Du côté de Bitcoin, on dénonce souvent les Banques pour leur monopole, leur puissance, leur effrayante collusion avec les pouvoirs, leur rôle dans le traçage et le contrôle de nos vies. Et tout cela est vrai. Mais je ne crois pas moins vrai de souligner ce vide, ce creux, ce toc.

D'ailleurs, lorsque l'on fréquente amicalement les seigneurs de la Banque, ceux qui sont dispensés de guichet, ce creux finit toujours par ressortir. Heures perdues en parlotte, en formations sur la compliance, en séances de sensibilisation sur le droit de telle ou telle minorité durant lesquelles chacun roupille. Mais aussi réorganisations absurdes (tantôt par métiers, tantôt par secteurs, vieux débat stérile et jamais tranché) objectifs absurdes, slogans absurdes.

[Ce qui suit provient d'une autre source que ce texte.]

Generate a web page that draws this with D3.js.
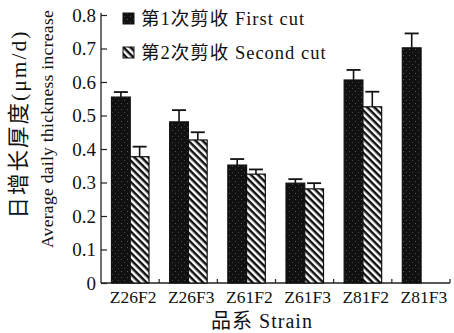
<!DOCTYPE html>
<html><head><meta charset="utf-8">
<script src="https://cdn.jsdelivr.net/npm/d3@7"></script>
<style>body{margin:0;background:#fff}svg{display:block}</style>
</head><body>
<script>
const categories = ["Z26F2","Z26F3","Z61F2","Z61F3","Z81F2","Z81F3"];
const firstCut = [0.555, 0.481, 0.352, 0.298, 0.606, 0.702];
const firstErr = [0.015, 0.035, 0.018, 0.012, 0.030, 0.043];
const secondCut = [0.377, 0.427, 0.325, 0.281, 0.526, null];
const secondErr = [0.030, 0.023, 0.014, 0.017, 0.045, null];
const yTicks = [0, 0.1, 0.2, 0.3, 0.4, 0.5, 0.6, 0.7, 0.8];
const yTickLabels = ["0","0.1","0.2","0.3","0.4","0.5","0.6","0.7","0.8"];
const legendLabels = ["第1次剪收 First cut", "第2次剪收 Second cut"];

const W = 454, H = 333;
const serif = "Liberation Serif, Tinos, DejaVu Serif, Noto Sans CJK SC, serif";
const svg = d3.select("body").append("svg").attr("width", W).attr("height", H);

const defs = svg.append("defs");
const dots = defs.append("pattern").attr("id","dots").attr("patternUnits","userSpaceOnUse")
  .attr("width",6).attr("height",6);
dots.append("rect").attr("width",6).attr("height",6).attr("fill","#111");
dots.append("rect").attr("x",1).attr("y",1).attr("width",1).attr("height",1).attr("fill","#555");
dots.append("rect").attr("x",4).attr("y",4).attr("width",1).attr("height",1).attr("fill","#444");
const hatch = defs.append("pattern").attr("id","hatch").attr("patternUnits","userSpaceOnUse")
  .attr("width",5).attr("height",5).attr("patternTransform","rotate(45)");
hatch.append("rect").attr("width",5).attr("height",5).attr("fill","#fff");
hatch.append("rect").attr("width",5).attr("height",2.5).attr("fill","#111");

const x0 = 101, x1 = 450, yBase = 283, yTop = 15;
const x = d3.scaleBand().domain(categories).range([x0, x1]).padding(0);
const y = d3.scaleLinear().domain([0, 0.8]).range([yBase, yTop]);
const inner = d3.scaleBand().domain(["a","b"]).range([10.5, 10.5 + 37.5]).padding(0);

// Y axis
const yAxis = d3.axisLeft(y).tickValues(yTicks).tickSize(-6).tickPadding(6)
  .tickFormat((d,i) => yTickLabels[i]);
const gy = svg.append("g").attr("transform", `translate(${x0},0)`).call(yAxis);
gy.select(".domain").attr("d", `M0,${yBase}V13`).attr("stroke","#222").attr("stroke-width",1.3);
gy.selectAll(".tick line").attr("stroke","#222").attr("stroke-width",1.2);
gy.selectAll(".tick text").attr("font-family", serif).attr("font-size", 19).attr("fill","#111").attr("x",-5);

// X axis
const gx = svg.append("g").attr("transform", `translate(0,${yBase})`);
gx.append("line").attr("x1", x0).attr("x2", x1).attr("stroke","#222").attr("stroke-width",1.3);
gx.selectAll("line.tk").data(categories).join("line").attr("class","tk")
  .attr("x1", d => x(d) + x.bandwidth()).attr("x2", d => x(d) + x.bandwidth())
  .attr("y1", 0).attr("y2", -4).attr("stroke","#222").attr("stroke-width",1.2);
gx.selectAll("text").data(categories).join("text")
  .attr("x", d => x(d) + x.bandwidth()/2 + 3).attr("y", 20)
  .attr("text-anchor","middle").attr("font-family", serif).attr("font-size", 17.5)
  .attr("fill","#111").text(d => d);

// Bars
const rows = categories.map((c,i) => ({c, v1:firstCut[i], e1:firstErr[i], v2:secondCut[i], e2:secondErr[i]}));
const g = svg.append("g");
rows.forEach(r => {
  const series = [{k:"a", v:r.v1, e:r.e1, fill:"url(#dots)"}, {k:"b", v:r.v2, e:r.e2, fill:"url(#hatch)"}];
  series.forEach(s => {
    if (s.v == null) return;
    const bx = x(r.c) + inner(s.k), bw = inner.bandwidth();
    const cx = bx + bw/2;
    g.append("line").attr("x1", cx).attr("x2", cx).attr("y1", y(s.v)).attr("y2", y(s.v + s.e))
      .attr("stroke","#111").attr("stroke-width",1.6);
    g.append("line").attr("x1", cx - 7).attr("x2", cx + 7).attr("y1", y(s.v + s.e)).attr("y2", y(s.v + s.e))
      .attr("stroke","#111").attr("stroke-width",1.8);
    g.append("rect").attr("x", bx).attr("y", y(s.v)).attr("width", bw).attr("height", yBase - y(s.v))
      .attr("fill", s.fill).attr("stroke","#111").attr("stroke-width",1.2);
  });
});

// Legend
const leg = svg.append("g");
const legFills = ["url(#dots)", "url(#hatch)"];
legendLabels.forEach((t,i) => {
  const ly = 13 + i*34;
  leg.append("rect").attr("x",123).attr("y",ly).attr("width",11).attr("height",11)
    .attr("fill", legFills[i]).attr("stroke","#111").attr("stroke-width",1);
  leg.append("text").attr("x",141).attr("y",ly + 11.5).attr("font-family", serif)
    .attr("font-size",18.5).attr("letter-spacing",1).attr("fill","#111").text(t);
});

// Axis titles
svg.append("text").attr("x", 262).attr("y", 328).attr("text-anchor","middle")
  .attr("font-family", serif).attr("font-size", 20).attr("letter-spacing",1).attr("fill","#111").text("品系 Strain");
svg.append("text").attr("transform","translate(26,124) rotate(-90)").attr("text-anchor","middle")
  .attr("font-family", serif).attr("font-size", 21.5).attr("letter-spacing",2).attr("fill","#111").text("日增长厚度(μm/d)");
svg.append("text").attr("transform","translate(53,129) rotate(-90)").attr("text-anchor","middle")
  .attr("font-family", serif).attr("font-size", 17.5).attr("letter-spacing",0.3).attr("fill","#111").text("Average daily thickness increase");
</script>
</body></html>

Les banquiers sentent cela comme vous.

Leur publicité le trahit, avec sa fausse auto-dérision, ou la vilénie de se moquer d'un concurrent, ce qu'un industriel honnête ne fait pas.

Leur marketing le trahit avec des filiales supposées hipe que les lois si sourcilleuses quant à la transparence de toutes choses dispensent curieusement de la mention groupe banque ceci ou cela mais qui toutes mettent en abyme le creux et le vieux de leur propre monde.

Et comme chacun sait, leur argumentation le trahit, avec son mixte inimitable de bon sens prudhomesque et d'arguments d'autorité.

Et Bitcoin ? Eh bien le Crédit Mutuel se classe pratiquement en tête des banques les plus obtuses, dans tous les classements établis, que ce soit par Capital ou par les lecteurs de bitcoin.fr. Et son président, Nicolas Théry, par ailleurs président de la FFB (et ça, ça change tout a-t-on envie d'ajouter en parodiant la publicité) ne s'illustre pas par une bienveillance technologique particulière mais plutôt par sa défense du pré-carré des banques, mutualistes ou pas.

J'ai eu une idée : La Nature a horreur du vide. Avec mes amis du Cercle du Coin, on va tous s'acheter deux ou trois de leurs parts sociales et venir  voter  en faveur de Bitcoin à leur prochaine assemblée croupion de sociétaires potiches.